For the past several weeks, I had been getting up to 30 spam comments per day in the moderation queue. None of them appeared on the site, but receiving the email notifications and having to clear out the queue periodically was a pain. Besides, when I set up WordPress, I took care to implement my own custom “Turing test,” where would-be respondents must answer simple questions like “What is Prof. League's first name?” Were the spam-bots lucky or clever enough to be answering these questions correctly? Or were they somehow bypassing the test?
This morning, I finally had a chance to investigate what was going on. I added some tracing statements to the commenting functions, so that when they were invoked I would receive an email with some information about variables and control flow.
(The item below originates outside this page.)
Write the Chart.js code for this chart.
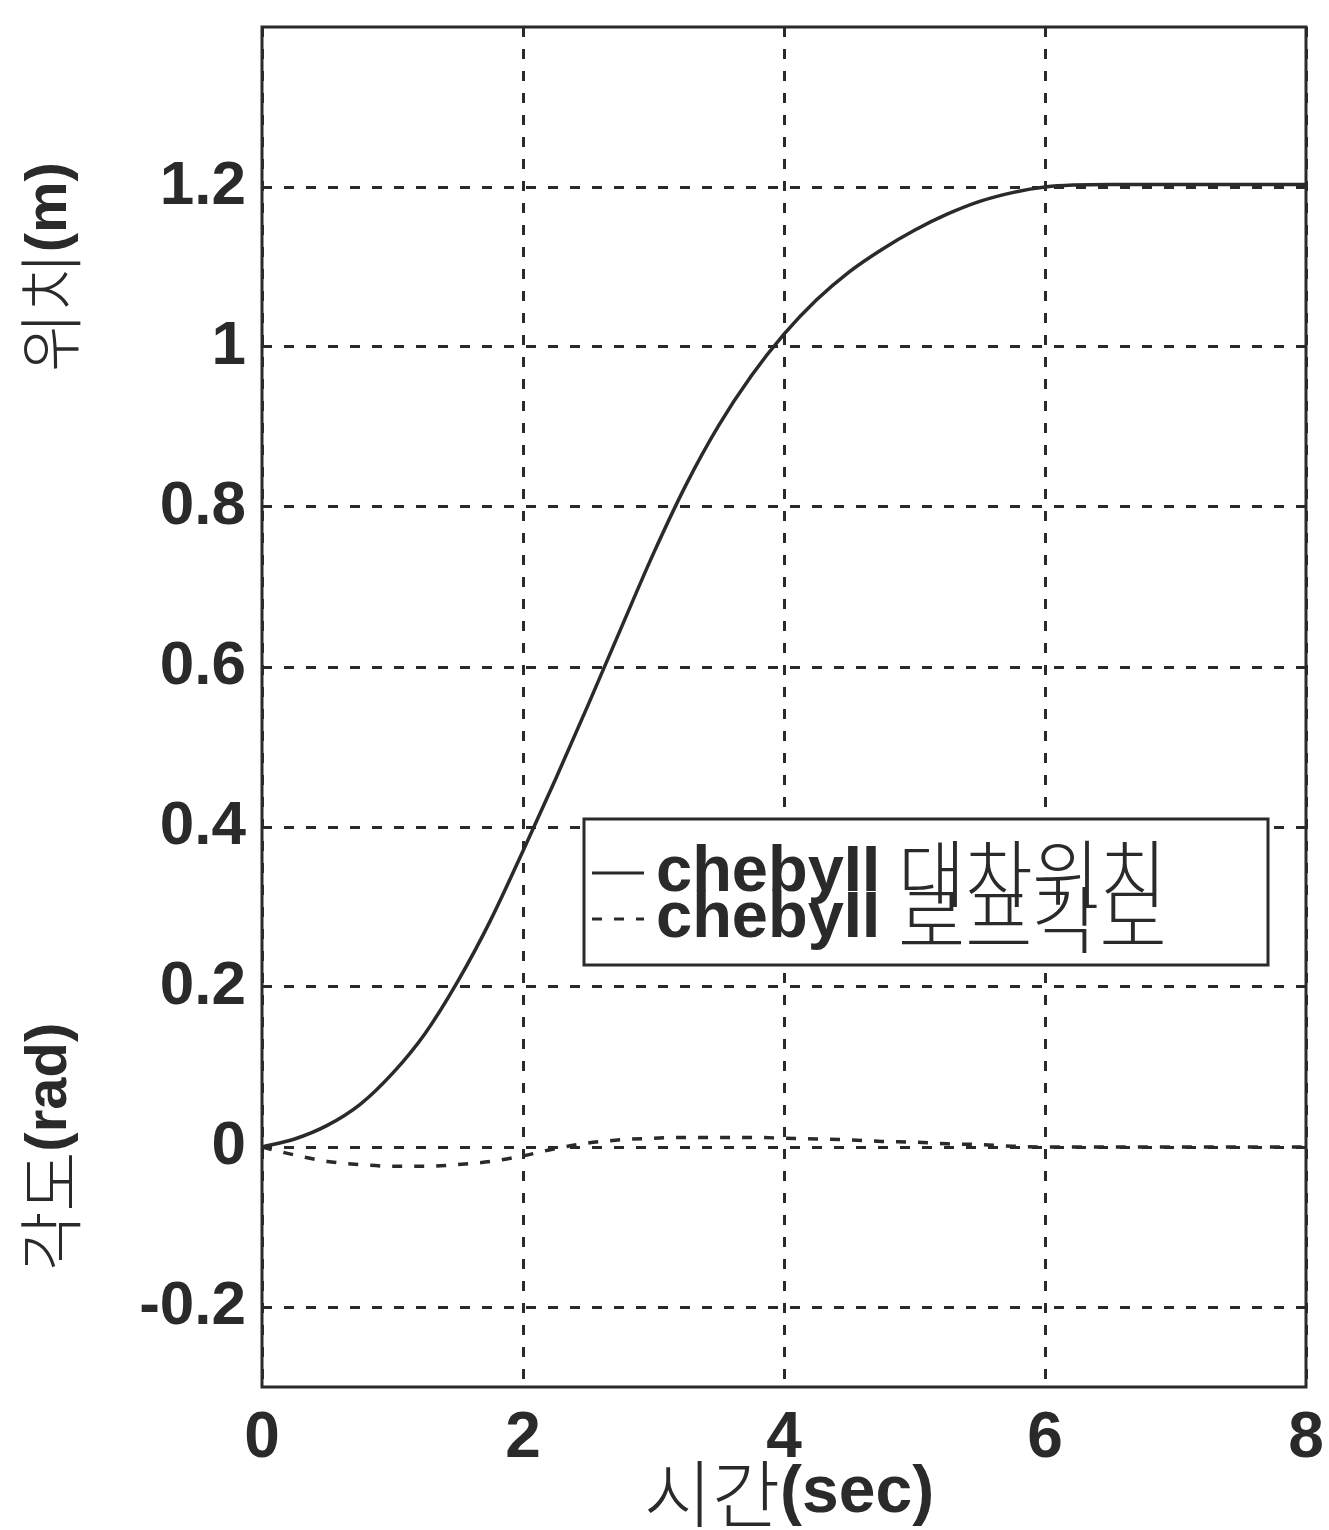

Some tracing emails started showing up within 15 minutes, and I learned two things: the spam-bots were not providing correct answers to my Turing questions (that's good), and the IP addresses in the traces and the ones getting spam into the moderation queue were disjoint (that's bad). Well, good and bad. It means that the spam-prevention measures in the regular comment code are working, but also that there must be a back door.
By grepping the server logs for yesterday's spam-submitting IP addresses – don't know why I didn't think of that first thing – I discovered the back door: trackbacks. This is a facility for one blog post to link to another as a comment. This is an interesting idea, but since it's some other blogging software that does the posting, I can't really implement extra spam prevention measures here. So I decided just to disable trackbacks and pingbacks completely. That should do the trick!